Iraq has the third-largest oil reserves in the Middle East, after Saudi Arabia and Iran, and wants to more than double its current crude output of 2.3 million barrels a day. To raise oil output, the government awarded a dozen service contracts to international oil companies including Exxon Mobil Corp. and OAO Lukoil in two licensing rounds last year.

The 45 companies that bid last year were invited by the oil ministry to bid for the third round this year for the three natural gas fields, where Iraq wants to raise production four- fold.

Iraq intends to export 50 percent of the gas produced in the three gas fields, the amount in excess of its domestic needs, Abdul Mahdy al-Ameedi, deputy director general at Iraq’s Petroleum Contracts and Licensing Directorate, said on Aug. 2.

Companies winning the contracts will be paid on the basis of barrels of oil equivalent and will not be involved in setting the price for gas exports, he said at the time.

No Signature Bonus

Among new incentives for investors, Iraq decided to scrap so-called signature bonuses, which amounted to costs of between $100 million and $500 million for each of the winning bidders in the previous two licensing rounds, he said.

Akkas and Mansouriya were among the fields offered in bidding last year. No investors bid for Mansouriya then, and the ministry rejected the sole offer for Akkas made by a group of five companies led by Italy’s Edison SpA. The ministry initially included Siba in the second round then withdrew it.

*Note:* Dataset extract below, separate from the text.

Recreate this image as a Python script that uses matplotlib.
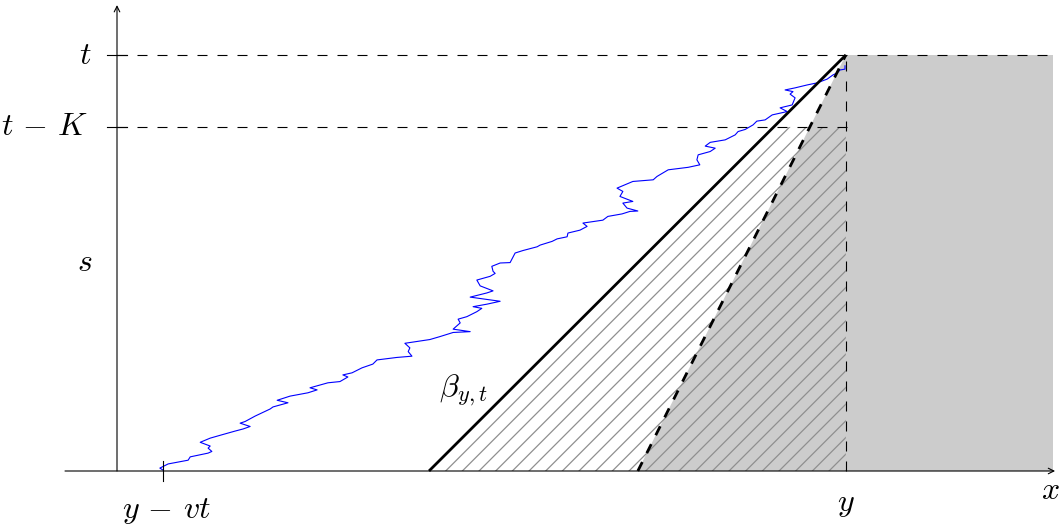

Iraq will present a draft agreement to the cabinet for a gas joint venture with Shell by the end of the year, al- Shahristani told reporters in Vienna on Oct. 14. Shell is exploring possibilities for exporting liquefied natural gas from Iraq in future years.

The country is also a possible source of gas for the planned Nabucco pipeline project, which aims to reduce Europe’s dependence on Russian fuel.